YOUR GOAL
Without the pictures, write out all the lines below exactly as they appear.

DATA EXCERPT
-------------------------
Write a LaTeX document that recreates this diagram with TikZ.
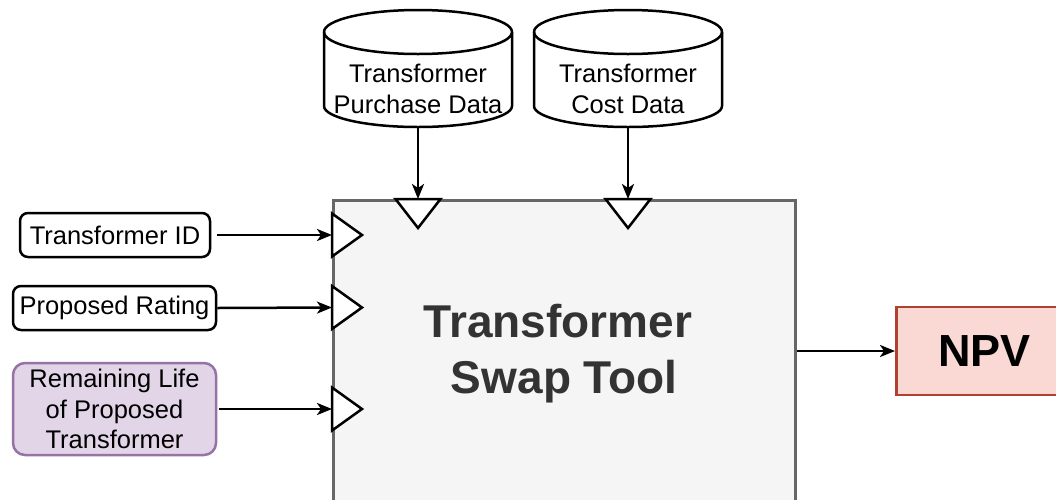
\documentclass[tikz,border=0pt]{standalone}
\usepackage{fontspec}
\setmainfont{Liberation Sans}
\usetikzlibrary{arrows.meta}
\definecolor{mainfill}{HTML}{F5F5F5}
\definecolor{mainstroke}{HTML}{666666}
\definecolor{titlecol}{HTML}{333333}
\definecolor{purplefill}{HTML}{E1D5E7}
\definecolor{purplestroke}{HTML}{9673A6}
\definecolor{redfill}{HTML}{FAD9D5}
\definecolor{redstroke}{HTML}{AE4132}
\begin{document}
\begin{tikzpicture}[x=1pt,y=1pt,
  lbl/.style={font=\fontsize{25.5}{30.6}\selectfont, align=center},
  inbox/.style={draw=black, line width=2.5pt, rounded corners=8pt, inner sep=0pt, fill=white, lbl},
  flow/.style={line width=2.5pt, -{Stealth[length=15pt,width=12pt,inset=4pt]}},
  port/.style={draw=black, fill=white, line width=2.5pt, line join=miter},
  cyl/.style={draw=black, fill=white, line width=2.5pt}]
\useasboundingbox (0,0) rectangle (1056,-499);
\clip (0,0) rectangle (1056,-499);
\fill[white] (0,0) rectangle (1056,-499);

% main box
\node[draw=mainstroke, fill=mainfill, line width=2.5pt, minimum width=462pt, minimum height=306pt,
      anchor=north west, inner sep=0pt, text=titlecol, align=center,
      font=\bfseries\fontsize{46}{56}\selectfont] (tool) at (332,-199) {Transformer\hphantom{\ }\\Swap Tool};

% cylinders
\foreach \cx in {418, 628}{
  \path[cyl] (\cx-94,-32) -- (\cx-94,-106)
     arc[start angle=180, end angle=360, x radius=94pt, y radius=21pt]
     -- (\cx+94,-32)
     arc[start angle=0, end angle=180, x radius=94pt, y radius=22pt] -- cycle;
  \draw[line width=2.5pt] (\cx-94,-32) arc[start angle=180, end angle=360, x radius=94pt, y radius=22pt];
}
\node[minimum width=188pt, minimum height=117pt, inner sep=0pt, anchor=north] (db1) at (418,-10) {};
\node[minimum width=188pt, minimum height=117pt, inner sep=0pt, anchor=north] (db2) at (628,-10) {};
\node[lbl] (db1t) at (418,-89) {Transformer\\Purchase Data};
\node[lbl] (db2t) at (628,-89) {Transformer\\Cost Data};

% input boxes
\node[inbox, minimum width=190pt, minimum height=44pt] (tid) at (115,-235) {Transformer ID};
\node[inbox, minimum width=203pt, minimum height=44pt] (rating) at (114.5,-308) {Proposed Rating};
\node[inbox, draw=purplestroke, fill=purplefill, rounded corners=12pt, minimum width=203pt, minimum height=92pt] (life) at (114.5,-409) {Remaining Life\\of Proposed\\Transformer};

% output
\node[draw=redstroke, fill=redfill, line width=2.5pt, minimum width=176pt, minimum height=88pt,
      anchor=west, inner sep=0pt, font=\bfseries\fontsize{45}{54}\selectfont] (npv) at (895,-351) {NPV};

% ports on left edge
\foreach \py in {235,307.5,409}{
  \path[port] (332,-\py+21.5) -- (362,-\py) -- (332,-\py-21.5) -- cycle;
}
% ports on top edge
\foreach \px in {418,628}{
  \path[port] (\px-22.5,-199) -- (\px,-228) -- (\px+22.5,-199) -- cycle;
}
\coordinate (p1) at (332,-235);
\coordinate (p2) at (332,-307.5);
\coordinate (p3) at (332,-409);
\coordinate (q1) at (418,-199);
\coordinate (q2) at (628,-199);

% connectors
\draw[flow] (tid.east) ++(6,0) -- (p1);
\draw[flow] (rating.east) -- (p2);
\draw[flow] (life.east) ++(2,0) -- (p3);
\draw[flow] (db1.south) -- (q1);
\draw[flow] (db2.south) -- (q2);
\draw[flow] (tool.east |- npv.west) -- (npv.west);
\end{tikzpicture}
\end{document}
-------------------------
CORRECT ANSWER
Write a LaTeX document that recreates this diagram with TikZ.
\documentclass[tikz,border=0pt]{standalone}
\usepackage{fontspec}
\setmainfont{Liberation Sans}
\usetikzlibrary{arrows.meta}
\definecolor{mainfill}{HTML}{F5F5F5}
\definecolor{mainstroke}{HTML}{666666}
\definecolor{titlecol}{HTML}{333333}
\definecolor{purplefill}{HTML}{E1D5E7}
\definecolor{purplestroke}{HTML}{9673A6}
\definecolor{redfill}{HTML}{FAD9D5}
\definecolor{redstroke}{HTML}{AE4132}
\begin{document}
\begin{tikzpicture}[x=1pt,y=1pt,
  lbl/.style={font=\fontsize{25.5}{30.6}\selectfont, align=center},
  inbox/.style={draw=black, line width=2.5pt, rounded corners=8pt, inner sep=0pt, fill=white, lbl},
  flow/.style={line width=2.5pt, -{Stealth[length=15pt,width=12pt,inset=4pt]}},
  port/.style={draw=black, fill=white, line width=2.5pt, line join=miter},
  cyl/.style={draw=black, fill=white, line width=2.5pt}]
\useasboundingbox (0,0) rectangle (1056,-499);
\clip (0,0) rectangle (1056,-499);
\fill[white] (0,0) rectangle (1056,-499);

% main box
\node[draw=mainstroke, fill=mainfill, line width=2.5pt, minimum width=462pt, minimum height=306pt,
      anchor=north west, inner sep=0pt, text=titlecol, align=center,
      font=\bfseries\fontsize{46}{56}\selectfont] (tool) at (332,-199) {Transformer\hphantom{\ }\\Swap Tool};

% cylinders
\foreach \cx in {418, 628}{
  \path[cyl] (\cx-94,-32) -- (\cx-94,-106)
     arc[start angle=180, end angle=360, x radius=94pt, y radius=21pt]
     -- (\cx+94,-32)
     arc[start angle=0, end angle=180, x radius=94pt, y radius=22pt] -- cycle;
  \draw[line width=2.5pt] (\cx-94,-32) arc[start angle=180, end angle=360, x radius=94pt, y radius=22pt];
}
\node[minimum width=188pt, minimum height=117pt, inner sep=0pt, anchor=north] (db1) at (418,-10) {};
\node[minimum width=188pt, minimum height=117pt, inner sep=0pt, anchor=north] (db2) at (628,-10) {};
\node[lbl] (db1t) at (418,-89) {Transformer\\Purchase Data};
\node[lbl] (db2t) at (628,-89) {Transformer\\Cost Data};

% input boxes
\node[inbox, minimum width=190pt, minimum height=44pt] (tid) at (115,-235) {Transformer ID};
\node[inbox, minimum width=203pt, minimum height=44pt] (rating) at (114.5,-308) {Proposed Rating};
\node[inbox, draw=purplestroke, fill=purplefill, rounded corners=12pt, minimum width=203pt, minimum height=92pt] (life) at (114.5,-409) {Remaining Life\\of Proposed\\Transformer};

% output
\node[draw=redstroke, fill=redfill, line width=2.5pt, minimum width=176pt, minimum height=88pt,
      anchor=west, inner sep=0pt, font=\bfseries\fontsize{45}{54}\selectfont] (npv) at (895,-351) {NPV};

% ports on left edge
\foreach \py in {235,307.5,409}{
  \path[port] (332,-\py+21.5) -- (362,-\py) -- (332,-\py-21.5) -- cycle;
}
% ports on top edge
\foreach \px in {418,628}{
  \path[port] (\px-22.5,-199) -- (\px,-228) -- (\px+22.5,-199) -- cycle;
}
\coordinate (p1) at (332,-235);
\coordinate (p2) at (332,-307.5);
\coordinate (p3) at (332,-409);
\coordinate (q1) at (418,-199);
\coordinate (q2) at (628,-199);

% connectors
\draw[flow] (tid.east) ++(6,0) -- (p1);
\draw[flow] (rating.east) -- (p2);
\draw[flow] (life.east) ++(2,0) -- (p3);
\draw[flow] (db1.south) -- (q1);
\draw[flow] (db2.south) -- (q2);
\draw[flow] (tool.east |- npv.west) -- (npv.west);
\end{tikzpicture}
\end{document}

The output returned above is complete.